Geoffrey Macnab of The Independent rated the film three out of five stars and called it "flawed and uneven." He added, "In trying to shoehorn Waugh's novel into a two-hour movie, the film-makers have left characters underdeveloped while skipping over plot points and condensing material that surely requires greater exposition. Boldly – and perhaps rashly – they have almost entirely dispensed with voiceover narration. Anyone expecting an equivalent to Jeremy Irons' evocative reading of Waugh's prose will be disappointed . . . On the credit side, this Brideshead boasts a handful of very strong performances . . . Emma Thompson makes a formidable Lady Marchmain and Michael Gambon is dependable as ever as Lord Marchmain but this Brideshead is slow to build momentum. At first, it is hard to engage emotionally in a story that leaps around in time and skirts over what should be key events, but the film grows progressively stronger and more moving."[9]

Swedish journalist Johan Hakelius called the film something that "turns the message of the book upside-down" and felt that it seemed "to be directed by Polly Toynbee or some other reader of the Guardian" - a clear reference to Toynbee's infamous comment on the death of Auberon Waugh, the son of Evelyn, titled "Ghastly man".[10]

Box office

The film opened on thirty-three screens in the US on July 25, 2008 and grossed $332,000 on its opening weekend, ranking twenty-first at the box office.
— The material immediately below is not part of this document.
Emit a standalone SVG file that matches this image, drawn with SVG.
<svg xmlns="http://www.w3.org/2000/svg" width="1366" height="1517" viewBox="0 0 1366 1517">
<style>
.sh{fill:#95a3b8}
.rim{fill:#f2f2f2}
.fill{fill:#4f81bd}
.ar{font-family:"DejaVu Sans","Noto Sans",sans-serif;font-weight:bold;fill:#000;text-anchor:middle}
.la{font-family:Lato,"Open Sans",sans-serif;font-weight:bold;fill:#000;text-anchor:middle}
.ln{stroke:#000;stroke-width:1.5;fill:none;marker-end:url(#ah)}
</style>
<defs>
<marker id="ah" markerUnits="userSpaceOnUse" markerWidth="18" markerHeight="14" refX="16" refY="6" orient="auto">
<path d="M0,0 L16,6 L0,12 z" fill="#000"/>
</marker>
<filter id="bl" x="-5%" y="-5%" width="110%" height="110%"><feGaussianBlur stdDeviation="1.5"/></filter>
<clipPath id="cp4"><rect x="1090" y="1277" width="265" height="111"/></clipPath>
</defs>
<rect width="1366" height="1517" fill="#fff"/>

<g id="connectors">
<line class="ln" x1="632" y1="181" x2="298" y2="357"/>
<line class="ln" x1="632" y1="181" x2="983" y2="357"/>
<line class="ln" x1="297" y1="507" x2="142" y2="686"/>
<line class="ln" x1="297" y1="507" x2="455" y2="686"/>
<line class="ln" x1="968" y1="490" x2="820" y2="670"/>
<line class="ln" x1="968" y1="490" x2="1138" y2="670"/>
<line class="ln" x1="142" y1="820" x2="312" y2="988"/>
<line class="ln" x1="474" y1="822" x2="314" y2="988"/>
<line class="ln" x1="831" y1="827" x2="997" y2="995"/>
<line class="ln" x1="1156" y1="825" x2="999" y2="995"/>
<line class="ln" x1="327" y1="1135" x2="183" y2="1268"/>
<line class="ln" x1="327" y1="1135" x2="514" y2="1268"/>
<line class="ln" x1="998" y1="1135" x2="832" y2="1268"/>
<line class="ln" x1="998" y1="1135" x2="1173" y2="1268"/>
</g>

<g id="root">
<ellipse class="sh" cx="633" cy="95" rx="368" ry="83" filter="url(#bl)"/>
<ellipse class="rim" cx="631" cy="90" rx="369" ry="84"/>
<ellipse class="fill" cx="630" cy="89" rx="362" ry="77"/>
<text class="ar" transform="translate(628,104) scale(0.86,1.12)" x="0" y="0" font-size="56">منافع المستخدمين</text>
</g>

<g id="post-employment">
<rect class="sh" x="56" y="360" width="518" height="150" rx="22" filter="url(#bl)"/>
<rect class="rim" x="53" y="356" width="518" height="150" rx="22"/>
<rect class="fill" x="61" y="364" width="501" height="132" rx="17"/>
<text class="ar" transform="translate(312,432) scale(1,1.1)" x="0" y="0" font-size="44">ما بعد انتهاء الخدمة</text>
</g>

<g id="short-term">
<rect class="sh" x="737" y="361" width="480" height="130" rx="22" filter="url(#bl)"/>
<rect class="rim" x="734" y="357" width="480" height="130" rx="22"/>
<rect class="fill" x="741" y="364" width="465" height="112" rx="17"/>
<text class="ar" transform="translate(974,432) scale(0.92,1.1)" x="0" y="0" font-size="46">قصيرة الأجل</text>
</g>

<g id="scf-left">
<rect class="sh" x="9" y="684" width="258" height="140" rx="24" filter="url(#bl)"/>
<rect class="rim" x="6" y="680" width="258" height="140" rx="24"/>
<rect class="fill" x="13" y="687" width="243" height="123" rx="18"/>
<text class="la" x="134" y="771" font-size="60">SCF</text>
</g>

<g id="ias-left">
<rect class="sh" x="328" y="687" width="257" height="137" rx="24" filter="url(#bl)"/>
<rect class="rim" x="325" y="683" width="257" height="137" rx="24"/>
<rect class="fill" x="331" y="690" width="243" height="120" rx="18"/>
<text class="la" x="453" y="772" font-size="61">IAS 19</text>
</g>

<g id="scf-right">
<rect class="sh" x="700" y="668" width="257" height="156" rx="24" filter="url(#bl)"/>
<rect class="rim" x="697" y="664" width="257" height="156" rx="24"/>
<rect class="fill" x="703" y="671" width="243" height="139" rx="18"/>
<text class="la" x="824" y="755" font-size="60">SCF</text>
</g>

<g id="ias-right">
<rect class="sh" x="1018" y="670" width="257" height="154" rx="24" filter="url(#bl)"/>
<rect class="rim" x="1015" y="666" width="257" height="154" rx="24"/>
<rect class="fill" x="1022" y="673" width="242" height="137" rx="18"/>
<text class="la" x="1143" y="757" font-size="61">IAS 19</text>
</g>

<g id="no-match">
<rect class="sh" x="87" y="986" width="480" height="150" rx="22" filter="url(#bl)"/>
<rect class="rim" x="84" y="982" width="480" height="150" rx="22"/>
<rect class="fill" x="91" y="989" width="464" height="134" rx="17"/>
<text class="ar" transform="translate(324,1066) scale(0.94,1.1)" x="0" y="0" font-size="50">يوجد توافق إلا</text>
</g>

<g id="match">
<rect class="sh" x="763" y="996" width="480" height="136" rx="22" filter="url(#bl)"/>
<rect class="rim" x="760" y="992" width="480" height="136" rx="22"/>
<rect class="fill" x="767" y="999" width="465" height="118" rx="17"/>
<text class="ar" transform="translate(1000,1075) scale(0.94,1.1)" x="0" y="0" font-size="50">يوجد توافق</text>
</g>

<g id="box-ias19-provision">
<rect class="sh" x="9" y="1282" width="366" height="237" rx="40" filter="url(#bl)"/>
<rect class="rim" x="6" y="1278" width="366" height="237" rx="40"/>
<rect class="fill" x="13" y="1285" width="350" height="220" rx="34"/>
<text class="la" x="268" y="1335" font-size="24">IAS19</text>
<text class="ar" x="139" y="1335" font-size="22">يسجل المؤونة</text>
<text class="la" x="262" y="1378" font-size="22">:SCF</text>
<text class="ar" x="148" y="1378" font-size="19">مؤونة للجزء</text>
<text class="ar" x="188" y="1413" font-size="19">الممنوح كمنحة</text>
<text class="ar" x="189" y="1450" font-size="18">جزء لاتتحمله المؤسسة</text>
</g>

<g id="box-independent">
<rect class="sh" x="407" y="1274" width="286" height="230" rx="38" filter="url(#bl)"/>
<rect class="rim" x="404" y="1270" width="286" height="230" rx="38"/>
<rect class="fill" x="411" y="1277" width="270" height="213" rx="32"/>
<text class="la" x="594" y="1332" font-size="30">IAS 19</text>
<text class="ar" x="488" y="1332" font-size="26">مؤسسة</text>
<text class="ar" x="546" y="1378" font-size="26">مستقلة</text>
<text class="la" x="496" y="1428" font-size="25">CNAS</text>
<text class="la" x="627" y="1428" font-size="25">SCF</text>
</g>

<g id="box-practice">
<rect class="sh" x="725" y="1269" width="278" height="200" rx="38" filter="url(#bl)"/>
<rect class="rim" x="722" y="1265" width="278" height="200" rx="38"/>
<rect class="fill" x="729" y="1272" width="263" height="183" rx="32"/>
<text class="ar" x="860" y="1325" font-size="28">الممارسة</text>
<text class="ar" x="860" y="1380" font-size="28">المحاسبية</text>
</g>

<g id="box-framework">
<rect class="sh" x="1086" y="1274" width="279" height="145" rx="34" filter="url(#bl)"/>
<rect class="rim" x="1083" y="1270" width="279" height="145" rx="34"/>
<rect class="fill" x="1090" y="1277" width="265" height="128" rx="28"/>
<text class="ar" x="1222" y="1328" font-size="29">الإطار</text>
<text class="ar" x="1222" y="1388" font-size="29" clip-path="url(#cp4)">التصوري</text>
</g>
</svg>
It eventually earned $6,432,256 in the US and $6,772,035 in foreign markets for a total worldwide box office of $13,204,291.[1]

DVD release

The film was released on DVD in anamorphic widescreen format, with subtitles in English for the hearing impaired and Spanish, on 13 January 2009. Bonus features include commentary by director Julian Jarrold, producer Kevin Loader, and screenwriter Jeremy Brock, deleted scenes, and The World of Brideshead, featuring interviews with cast and crew members.